■ **COLLECTED MATERIAL**:
——————

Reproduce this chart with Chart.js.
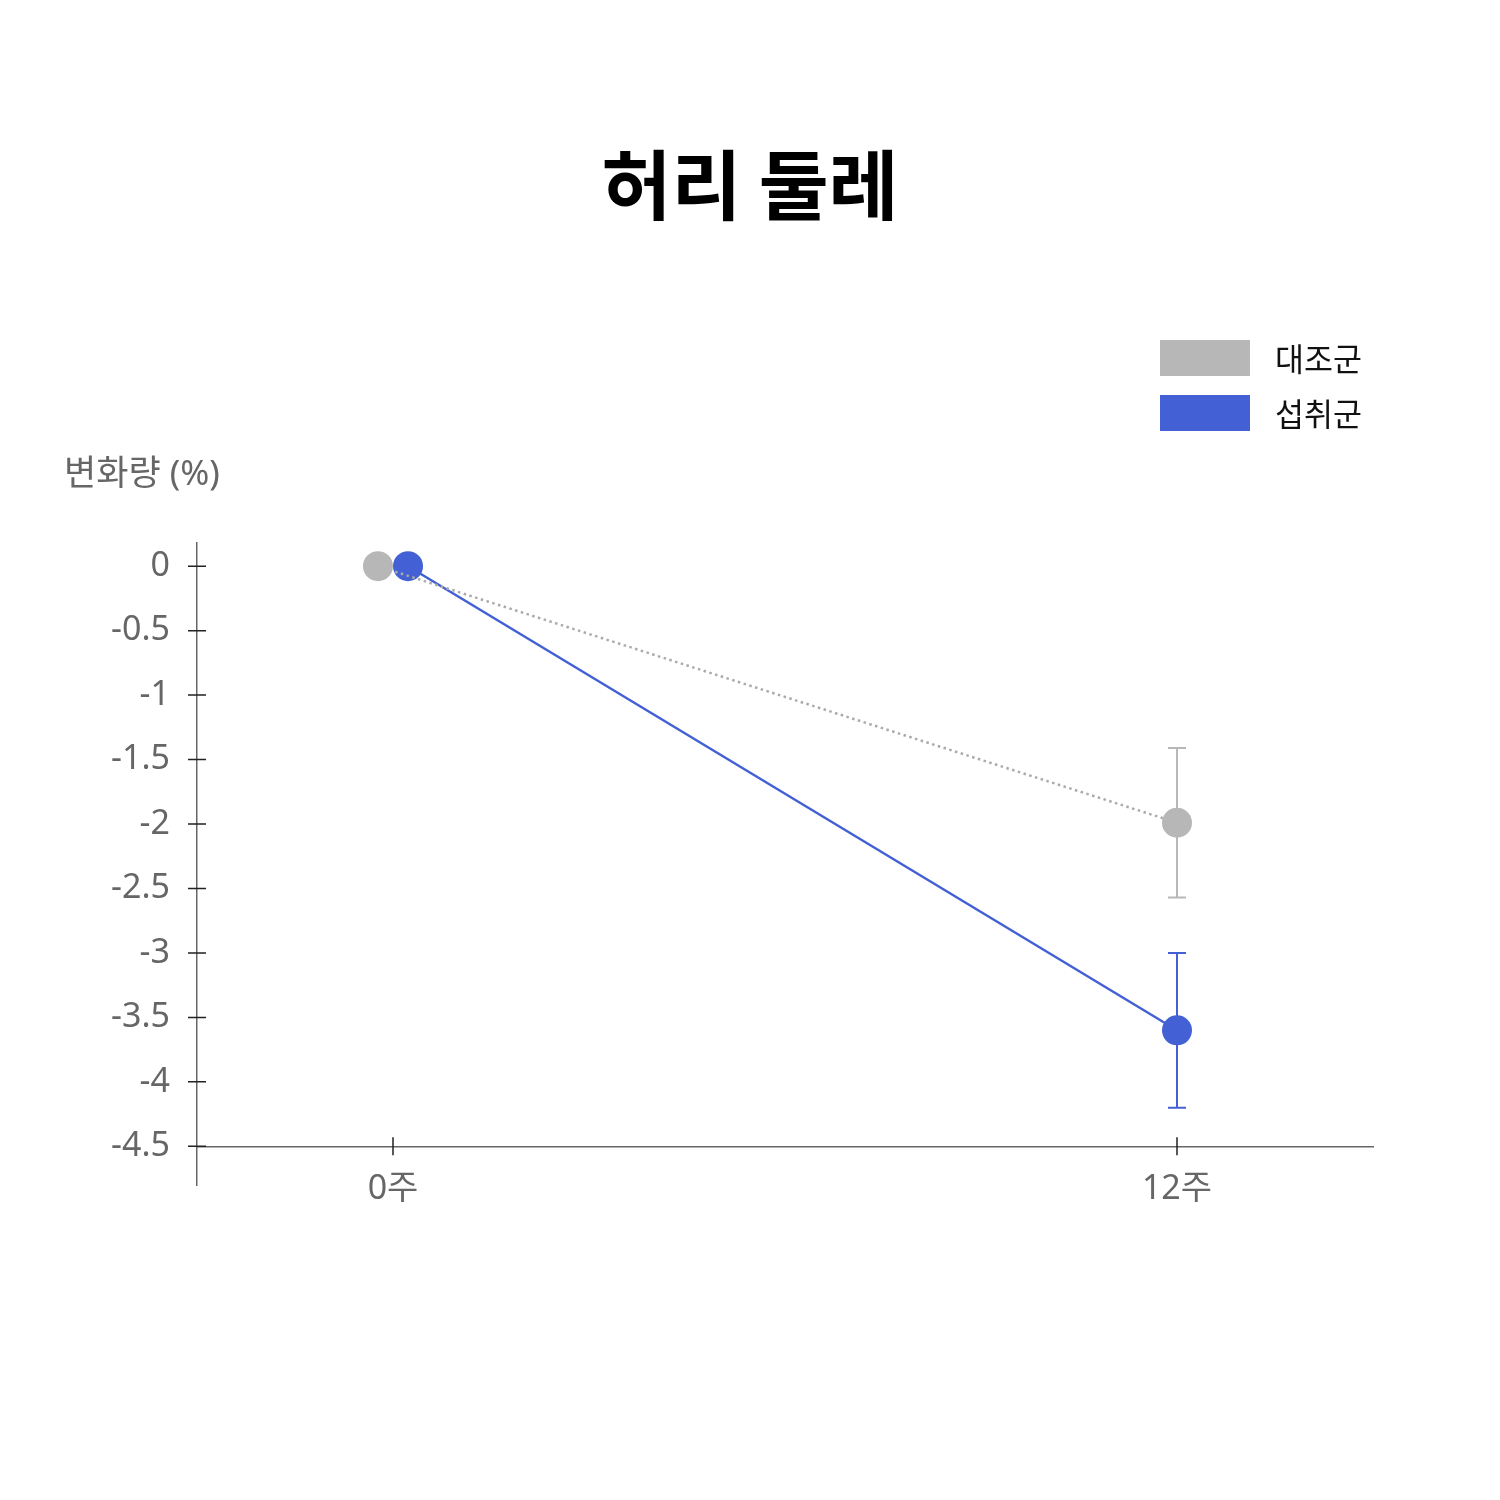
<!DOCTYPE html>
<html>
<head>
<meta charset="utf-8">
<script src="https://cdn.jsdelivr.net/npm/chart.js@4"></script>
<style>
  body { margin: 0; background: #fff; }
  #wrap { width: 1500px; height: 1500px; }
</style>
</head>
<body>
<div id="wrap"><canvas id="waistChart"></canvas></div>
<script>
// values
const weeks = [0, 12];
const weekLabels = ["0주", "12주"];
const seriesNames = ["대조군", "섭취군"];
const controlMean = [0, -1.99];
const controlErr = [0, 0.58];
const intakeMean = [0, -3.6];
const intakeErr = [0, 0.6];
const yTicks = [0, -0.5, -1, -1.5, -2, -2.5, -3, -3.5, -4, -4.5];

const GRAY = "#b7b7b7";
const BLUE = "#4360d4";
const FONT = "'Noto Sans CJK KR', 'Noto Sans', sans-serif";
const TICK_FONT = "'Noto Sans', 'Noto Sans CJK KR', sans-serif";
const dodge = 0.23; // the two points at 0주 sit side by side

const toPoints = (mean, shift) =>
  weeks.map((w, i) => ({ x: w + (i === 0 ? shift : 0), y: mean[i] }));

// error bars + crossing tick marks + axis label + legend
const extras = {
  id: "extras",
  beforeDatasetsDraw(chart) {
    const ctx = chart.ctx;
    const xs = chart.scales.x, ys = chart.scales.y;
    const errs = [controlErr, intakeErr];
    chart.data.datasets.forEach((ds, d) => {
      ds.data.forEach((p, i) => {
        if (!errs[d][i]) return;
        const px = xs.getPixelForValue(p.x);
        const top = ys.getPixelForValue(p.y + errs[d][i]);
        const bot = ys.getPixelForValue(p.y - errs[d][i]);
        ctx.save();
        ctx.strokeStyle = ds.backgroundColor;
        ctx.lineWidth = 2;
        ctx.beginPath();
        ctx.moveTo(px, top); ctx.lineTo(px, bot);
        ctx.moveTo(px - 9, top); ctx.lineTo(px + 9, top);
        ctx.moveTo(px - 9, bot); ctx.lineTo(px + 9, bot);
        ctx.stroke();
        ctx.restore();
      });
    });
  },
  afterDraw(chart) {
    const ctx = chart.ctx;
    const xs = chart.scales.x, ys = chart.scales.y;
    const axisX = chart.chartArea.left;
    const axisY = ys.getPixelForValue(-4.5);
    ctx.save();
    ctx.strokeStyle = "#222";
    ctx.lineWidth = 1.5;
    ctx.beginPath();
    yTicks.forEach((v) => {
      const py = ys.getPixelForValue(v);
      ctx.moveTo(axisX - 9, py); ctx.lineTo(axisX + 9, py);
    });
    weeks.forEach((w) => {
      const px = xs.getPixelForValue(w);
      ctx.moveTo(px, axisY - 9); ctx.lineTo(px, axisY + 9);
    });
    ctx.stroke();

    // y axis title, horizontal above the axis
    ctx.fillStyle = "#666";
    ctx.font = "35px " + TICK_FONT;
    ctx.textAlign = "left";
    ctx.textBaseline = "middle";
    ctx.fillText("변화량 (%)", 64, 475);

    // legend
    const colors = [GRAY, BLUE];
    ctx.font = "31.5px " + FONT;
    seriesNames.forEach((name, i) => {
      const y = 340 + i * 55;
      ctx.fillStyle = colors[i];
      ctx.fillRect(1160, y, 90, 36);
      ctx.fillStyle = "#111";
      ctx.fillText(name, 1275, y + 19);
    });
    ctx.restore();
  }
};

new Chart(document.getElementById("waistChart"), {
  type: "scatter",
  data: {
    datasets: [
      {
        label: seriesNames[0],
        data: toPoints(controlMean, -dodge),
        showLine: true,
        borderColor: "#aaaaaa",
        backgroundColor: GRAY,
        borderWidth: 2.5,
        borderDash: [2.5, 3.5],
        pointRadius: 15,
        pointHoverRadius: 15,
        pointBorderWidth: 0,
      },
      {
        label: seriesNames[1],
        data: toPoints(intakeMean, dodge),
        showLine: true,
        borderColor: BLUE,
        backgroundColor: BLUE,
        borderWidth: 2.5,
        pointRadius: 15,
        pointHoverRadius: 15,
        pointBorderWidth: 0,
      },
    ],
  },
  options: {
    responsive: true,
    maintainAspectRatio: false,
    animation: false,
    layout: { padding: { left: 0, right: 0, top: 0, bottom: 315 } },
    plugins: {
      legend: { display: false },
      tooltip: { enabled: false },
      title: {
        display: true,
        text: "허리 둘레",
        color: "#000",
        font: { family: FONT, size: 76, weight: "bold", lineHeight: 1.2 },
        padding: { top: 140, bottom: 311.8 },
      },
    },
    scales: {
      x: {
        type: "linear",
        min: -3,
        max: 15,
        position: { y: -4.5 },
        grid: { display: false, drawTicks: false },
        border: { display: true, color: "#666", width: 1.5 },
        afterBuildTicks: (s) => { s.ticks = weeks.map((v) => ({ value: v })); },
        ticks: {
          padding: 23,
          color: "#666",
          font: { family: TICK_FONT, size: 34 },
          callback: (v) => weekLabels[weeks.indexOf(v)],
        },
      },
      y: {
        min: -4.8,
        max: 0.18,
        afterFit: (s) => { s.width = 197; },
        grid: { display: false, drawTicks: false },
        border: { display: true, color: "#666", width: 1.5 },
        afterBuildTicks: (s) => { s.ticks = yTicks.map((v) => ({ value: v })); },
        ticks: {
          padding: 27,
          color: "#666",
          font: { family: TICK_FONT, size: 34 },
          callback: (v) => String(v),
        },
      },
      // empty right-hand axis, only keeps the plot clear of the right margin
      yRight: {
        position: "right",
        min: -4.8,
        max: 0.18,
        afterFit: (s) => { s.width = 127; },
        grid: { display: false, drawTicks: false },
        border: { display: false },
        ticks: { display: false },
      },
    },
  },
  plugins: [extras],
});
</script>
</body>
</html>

——————

■ **DIRECTIVE**: Make an exact copy of the lines from the top of the material through the line with "weeks.map((w, i) =>", pictures excluded.

■ **THE RESPONSE**:
Reproduce this chart with Chart.js.
<!DOCTYPE html>
<html>
<head>
<meta charset="utf-8">
<script src="https://cdn.jsdelivr.net/npm/chart.js@4"></script>
<style>
  body { margin: 0; background: #fff; }
  #wrap { width: 1500px; height: 1500px; }
</style>
</head>
<body>
<div id="wrap"><canvas id="waistChart"></canvas></div>
<script>
// values
const weeks = [0, 12];
const weekLabels = ["0주", "12주"];
const seriesNames = ["대조군", "섭취군"];
const controlMean = [0, -1.99];
const controlErr = [0, 0.58];
const intakeMean = [0, -3.6];
const intakeErr = [0, 0.6];
const yTicks = [0, -0.5, -1, -1.5, -2, -2.5, -3, -3.5, -4, -4.5];

const GRAY = "#b7b7b7";
const BLUE = "#4360d4";
const FONT = "'Noto Sans CJK KR', 'Noto Sans', sans-serif";
const TICK_FONT = "'Noto Sans', 'Noto Sans CJK KR', sans-serif";
const dodge = 0.23; // the two points at 0주 sit side by side

const toPoints = (mean, shift) =>
  weeks.map((w, i) => ({ x: w + (i === 0 ? shift : 0), y: mean[i] }));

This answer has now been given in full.